* PROBLEM DESCRIPTION
Make an exact transcription of the material, leaving out all images.

+++++

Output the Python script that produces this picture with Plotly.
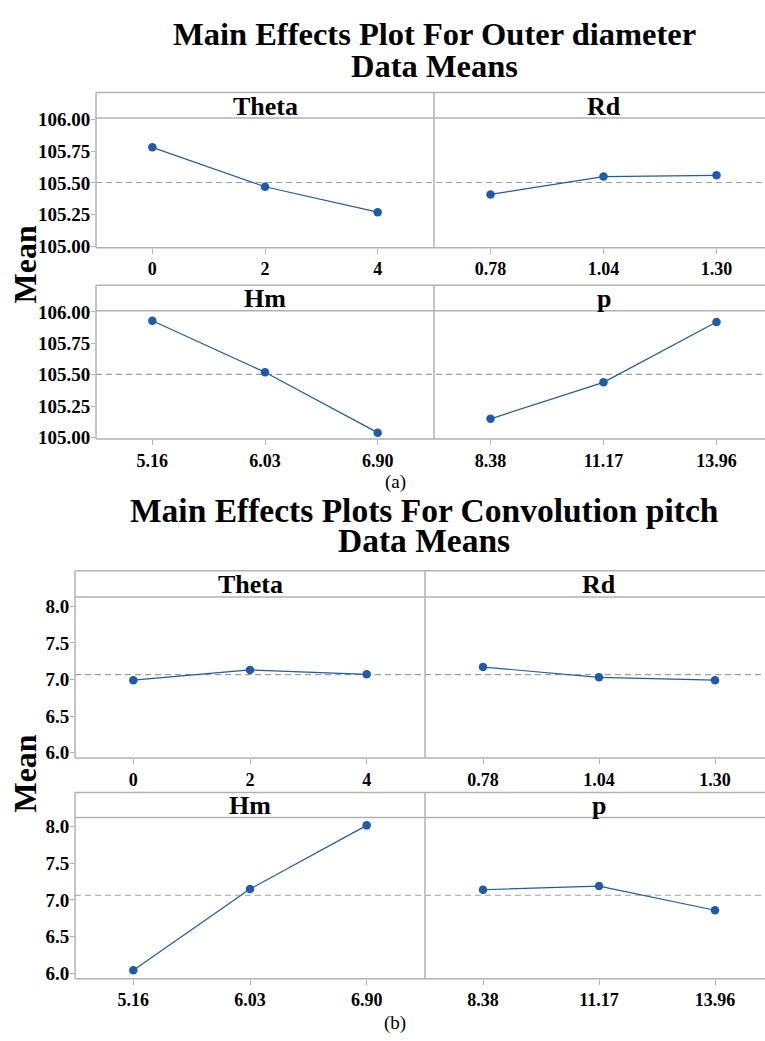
import plotly.graph_objects as go

W, H = 765, 1041

# ---------------- data ----------------
factors = ["Theta", "Rd", "Hm", "p"]
levels_theta = ["0", "2", "4"]
levels_rd = ["0.78", "1.04", "1.30"]
levels_hm = ["5.16", "6.03", "6.90"]
levels_p = ["8.38", "11.17", "13.96"]

od_theta = [105.78, 105.47, 105.27]
od_rd = [105.41, 105.55, 105.56]
od_hm = [105.93, 105.52, 105.04]
od_p = [105.15, 105.44, 105.92]

cp_theta = [6.99, 7.13, 7.07]
cp_rd = [7.17, 7.03, 6.99]
cp_hm = [6.04, 7.15, 8.02]
cp_p = [7.14, 7.19, 6.86]

od_yticks = [105.00, 105.25, 105.50, 105.75, 106.00]
od_yticktext = ["105.00", "105.25", "105.50", "105.75", "106.00"]
cp_yticks = [6.0, 6.5, 7.0, 7.5, 8.0]
cp_yticktext = ["6.0", "6.5", "7.0", "7.5", "8.0"]

title_a = ["Main Effects Plot For Outer diameter", "Data Means"]
title_b = ["Main Effects Plots For Convolution pitch", "Data Means"]

# ---------------- styling / layout ----------------
SERIF = "Liberation Serif, Times New Roman, serif"
BLUE = "#1f5ba6"
FRAME = "#b2b2b2"
DASH = "#a0a0a0"

def xd(px):
    return px / W

def yd(py):
    return 1 - py / H

sections = [
    dict(L=96, M=434, R=773,
         rows=[(85, 111, 243), (281, 307, 437.5)],
         yrange=[104.99, 106.01], yticks=od_yticks, yticktext=od_yticktext,
         series=[(levels_theta, od_theta), (levels_rd, od_rd),
                 (levels_hm, od_hm), (levels_p, od_p)],
         titles=title_a, title_y=[25, 58], title_size=32.5,
         mean_y=260, tag="(a)", tag_y=481),
    dict(L=75, M=425, R=773,
         rows=[(571.7, 598.3, 762.3), (797.3, 822.7, 986.7)],
         yrange=[5.925, 8.128], yticks=cp_yticks, yticktext=cp_yticktext,
         series=[(levels_theta, cp_theta), (levels_rd, cp_rd),
                 (levels_hm, cp_hm), (levels_p, cp_p)],
         titles=title_b, title_y=[510, 541], title_size=33.5,
         mean_y=778, tag="(b)", tag_y=1032),
]

fig = go.Figure()
layout = dict(width=W, height=H, margin=dict(l=0, r=0, t=0, b=0),
              paper_bgcolor="white", plot_bgcolor="white", showlegend=False)
shapes = []
annotations = []

ax = 0
for sec in sections:
    L, M, R = sec["L"], sec["M"], sec["R"]
    allvals = [v for _, vals in sec["series"] for v in vals]
    grand = sum(allvals) / len(allvals)
    for r, (htop, ptop, pbot) in enumerate(sec["rows"]):
        left_axis_id = None
        for c in range(2):
            ax += 1
            idx = r * 2 + c
            levels, vals = sec["series"][idx]
            name = factors[idx]
            x0 = L if c == 0 else M
            x1full = M if c == 0 else R
            x1 = min(x1full, W)
            unit = (x1full - x0) / 3.0
            xr = [-0.5, 2.5 - (x1full - x1) / unit]
            xa = "xaxis" if ax == 1 else f"xaxis{ax}"
            ya = "yaxis" if ax == 1 else f"yaxis{ax}"
            xs = "x" if ax == 1 else f"x{ax}"
            ys = "y" if ax == 1 else f"y{ax}"
            if c == 0:
                left_axis_id = ys
            layout[xa] = dict(domain=[xd(x0), xd(x1)], anchor=ys, type="category",
                              range=xr, showgrid=False, zeroline=False, showline=False,
                              ticks="outside", ticklen=5, tickcolor=FRAME, tickwidth=1,
                              tickfont=dict(family=SERIF, size=18, color="black", weight="bold"),
                              fixedrange=True)
            layout[ya] = dict(domain=[yd(pbot), yd(ptop)], anchor=xs,
                              range=sec["yrange"], showgrid=False, zeroline=False,
                              showline=False, tickvals=sec["yticks"],
                              ticktext=sec["yticktext"],
                              ticks="outside" if c == 0 else "",
                              ticklen=4, tickcolor=FRAME,
                              ticklabelstandoff=-3,
                              showticklabels=(c == 0),
                              tickfont=dict(family=SERIF, size=19, color="black", weight="bold"),
                              fixedrange=True)
            fig.add_trace(go.Scatter(x=levels, y=vals, xaxis=xs, yaxis=ys,
                                     mode="lines+markers",
                                     line=dict(color=BLUE, width=1.2),
                                     marker=dict(color=BLUE, size=8.5),
                                     cliponaxis=False))
            # header text
            annotations.append(dict(text=f"<b>{name}</b>", xref="paper", yref="paper",
                                    x=xd((x0 + x1full) / 2), y=yd((htop + ptop) / 2 + 1),
                                    xanchor="center", yanchor="middle", showarrow=False,
                                    font=dict(family=SERIF, size=26, color="black")))
        # mean reference line across the row
        shapes.append(dict(type="line", xref="paper", yref=left_axis_id,
                           x0=xd(L), x1=xd(R), y0=grand, y1=grand,
                           line=dict(color=DASH, width=1.2, dash="6px,4px"), layer="below"))
        # frame lines
        for (a, b, c_, d) in [(L, htop, R, htop), (L, ptop, R, ptop), (L, pbot, R, pbot),
                              (L, htop, L, pbot), (M, htop, M, pbot), (R, htop, R, pbot)]:
            shapes.append(dict(type="line", xref="paper", yref="paper",
                               x0=xd(a), y0=yd(b), x1=xd(c_), y1=yd(d),
                               line=dict(color=FRAME, width=1.5), layer="above"))
    # titles
    for t, ty in zip(sec["titles"], sec["title_y"]):
        annotations.append(dict(text=f"<b>{t}</b>", xref="paper", yref="paper",
                                x=xd((L + R) / 2), y=yd(ty), xanchor="center", yanchor="middle",
                                showarrow=False,
                                font=dict(family=SERIF, size=sec["title_size"], color="black")))
    annotations.append(dict(text="<b>Mean</b>", xref="paper", yref="paper",
                            x=xd(25), y=yd(sec["mean_y"]), xanchor="center", yanchor="middle",
                            textangle=-90, showarrow=False,
                            font=dict(family=SERIF, size=32, color="black")))
    annotations.append(dict(text=sec["tag"], xref="paper", yref="paper",
                            x=xd(395), y=yd(sec["tag_y"]), xanchor="center", yanchor="middle",
                            showarrow=False, font=dict(family=SERIF, size=19, color="black")))

layout["shapes"] = shapes
layout["annotations"] = annotations
fig.update_layout(**layout)
fig.write_html("out.html")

+++++

* EXERCISE ANSWER
Output the Python script that produces this picture with Plotly.
import plotly.graph_objects as go

W, H = 765, 1041

# ---------------- data ----------------
factors = ["Theta", "Rd", "Hm", "p"]
levels_theta = ["0", "2", "4"]
levels_rd = ["0.78", "1.04", "1.30"]
levels_hm = ["5.16", "6.03", "6.90"]
levels_p = ["8.38", "11.17", "13.96"]

od_theta = [105.78, 105.47, 105.27]
od_rd = [105.41, 105.55, 105.56]
od_hm = [105.93, 105.52, 105.04]
od_p = [105.15, 105.44, 105.92]

cp_theta = [6.99, 7.13, 7.07]
cp_rd = [7.17, 7.03, 6.99]
cp_hm = [6.04, 7.15, 8.02]
cp_p = [7.14, 7.19, 6.86]

od_yticks = [105.00, 105.25, 105.50, 105.75, 106.00]
od_yticktext = ["105.00", "105.25", "105.50", "105.75", "106.00"]
cp_yticks = [6.0, 6.5, 7.0, 7.5, 8.0]
cp_yticktext = ["6.0", "6.5", "7.0", "7.5", "8.0"]

title_a = ["Main Effects Plot For Outer diameter", "Data Means"]
title_b = ["Main Effects Plots For Convolution pitch", "Data Means"]

# ---------------- styling / layout ----------------
SERIF = "Liberation Serif, Times New Roman, serif"
BLUE = "#1f5ba6"
FRAME = "#b2b2b2"
DASH = "#a0a0a0"

def xd(px):
    return px / W

def yd(py):
    return 1 - py / H

sections = [
    dict(L=96, M=434, R=773,
         rows=[(85, 111, 243), (281, 307, 437.5)],
         yrange=[104.99, 106.01], yticks=od_yticks, yticktext=od_yticktext,
         series=[(levels_theta, od_theta), (levels_rd, od_rd),
                 (levels_hm, od_hm), (levels_p, od_p)],
         titles=title_a, title_y=[25, 58], title_size=32.5,
         mean_y=260, tag="(a)", tag_y=481),
    dict(L=75, M=425, R=773,
         rows=[(571.7, 598.3, 762.3), (797.3, 822.7, 986.7)],
         yrange=[5.925, 8.128], yticks=cp_yticks, yticktext=cp_yticktext,
         series=[(levels_theta, cp_theta), (levels_rd, cp_rd),
                 (levels_hm, cp_hm), (levels_p, cp_p)],
         titles=title_b, title_y=[510, 541], title_size=33.5,
         mean_y=778, tag="(b)", tag_y=1032),
]

fig = go.Figure()
layout = dict(width=W, height=H, margin=dict(l=0, r=0, t=0, b=0),
              paper_bgcolor="white", plot_bgcolor="white", showlegend=False)
shapes = []
annotations = []

ax = 0
for sec in sections:
    L, M, R = sec["L"], sec["M"], sec["R"]
    allvals = [v for _, vals in sec["series"] for v in vals]
    grand = sum(allvals) / len(allvals)
    for r, (htop, ptop, pbot) in enumerate(sec["rows"]):
        left_axis_id = None
        for c in range(2):
            ax += 1
            idx = r * 2 + c
            levels, vals = sec["series"][idx]
            name = factors[idx]
            x0 = L if c == 0 else M
            x1full = M if c == 0 else R
            x1 = min(x1full, W)
            unit = (x1full - x0) / 3.0
            xr = [-0.5, 2.5 - (x1full - x1) / unit]
            xa = "xaxis" if ax == 1 else f"xaxis{ax}"
            ya = "yaxis" if ax == 1 else f"yaxis{ax}"
            xs = "x" if ax == 1 else f"x{ax}"
            ys = "y" if ax == 1 else f"y{ax}"
            if c == 0:
                left_axis_id = ys
            layout[xa] = dict(domain=[xd(x0), xd(x1)], anchor=ys, type="category",
                              range=xr, showgrid=False, zeroline=False, showline=False,
                              ticks="outside", ticklen=5, tickcolor=FRAME, tickwidth=1,
                              tickfont=dict(family=SERIF, size=18, color="black", weight="bold"),
                              fixedrange=True)
            layout[ya] = dict(domain=[yd(pbot), yd(ptop)], anchor=xs,
                              range=sec["yrange"], showgrid=False, zeroline=False,
                              showline=False, tickvals=sec["yticks"],
                              ticktext=sec["yticktext"],
                              ticks="outside" if c == 0 else "",
                              ticklen=4, tickcolor=FRAME,
                              ticklabelstandoff=-3,
                              showticklabels=(c == 0),
                              tickfont=dict(family=SERIF, size=19, color="black", weight="bold"),
                              fixedrange=True)
            fig.add_trace(go.Scatter(x=levels, y=vals, xaxis=xs, yaxis=ys,
                                     mode="lines+markers",
                                     line=dict(color=BLUE, width=1.2),
                                     marker=dict(color=BLUE, size=8.5),
                                     cliponaxis=False))
            # header text
            annotations.append(dict(text=f"<b>{name}</b>", xref="paper", yref="paper",
                                    x=xd((x0 + x1full) / 2), y=yd((htop + ptop) / 2 + 1),
                                    xanchor="center", yanchor="middle", showarrow=False,
                                    font=dict(family=SERIF, size=26, color="black")))
        # mean reference line across the row
        shapes.append(dict(type="line", xref="paper", yref=left_axis_id,
                           x0=xd(L), x1=xd(R), y0=grand, y1=grand,
                           line=dict(color=DASH, width=1.2, dash="6px,4px"), layer="below"))
        # frame lines
        for (a, b, c_, d) in [(L, htop, R, htop), (L, ptop, R, ptop), (L, pbot, R, pbot),
                              (L, htop, L, pbot), (M, htop, M, pbot), (R, htop, R, pbot)]:
            shapes.append(dict(type="line", xref="paper", yref="paper",
                               x0=xd(a), y0=yd(b), x1=xd(c_), y1=yd(d),
                               line=dict(color=FRAME, width=1.5), layer="above"))
    # titles
    for t, ty in zip(sec["titles"], sec["title_y"]):
        annotations.append(dict(text=f"<b>{t}</b>", xref="paper", yref="paper",
                                x=xd((L + R) / 2), y=yd(ty), xanchor="center", yanchor="middle",
                                showarrow=False,
                                font=dict(family=SERIF, size=sec["title_size"], color="black")))
    annotations.append(dict(text="<b>Mean</b>", xref="paper", yref="paper",
                            x=xd(25), y=yd(sec["mean_y"]), xanchor="center", yanchor="middle",
                            textangle=-90, showarrow=False,
                            font=dict(family=SERIF, size=32, color="black")))
    annotations.append(dict(text=sec["tag"], xref="paper", yref="paper",
                            x=xd(395), y=yd(sec["tag_y"]), xanchor="center", yanchor="middle",
                            showarrow=False, font=dict(family=SERIF, size=19, color="black")))

layout["shapes"] = shapes
layout["annotations"] = annotations
fig.update_layout(**layout)
fig.write_html("out.html")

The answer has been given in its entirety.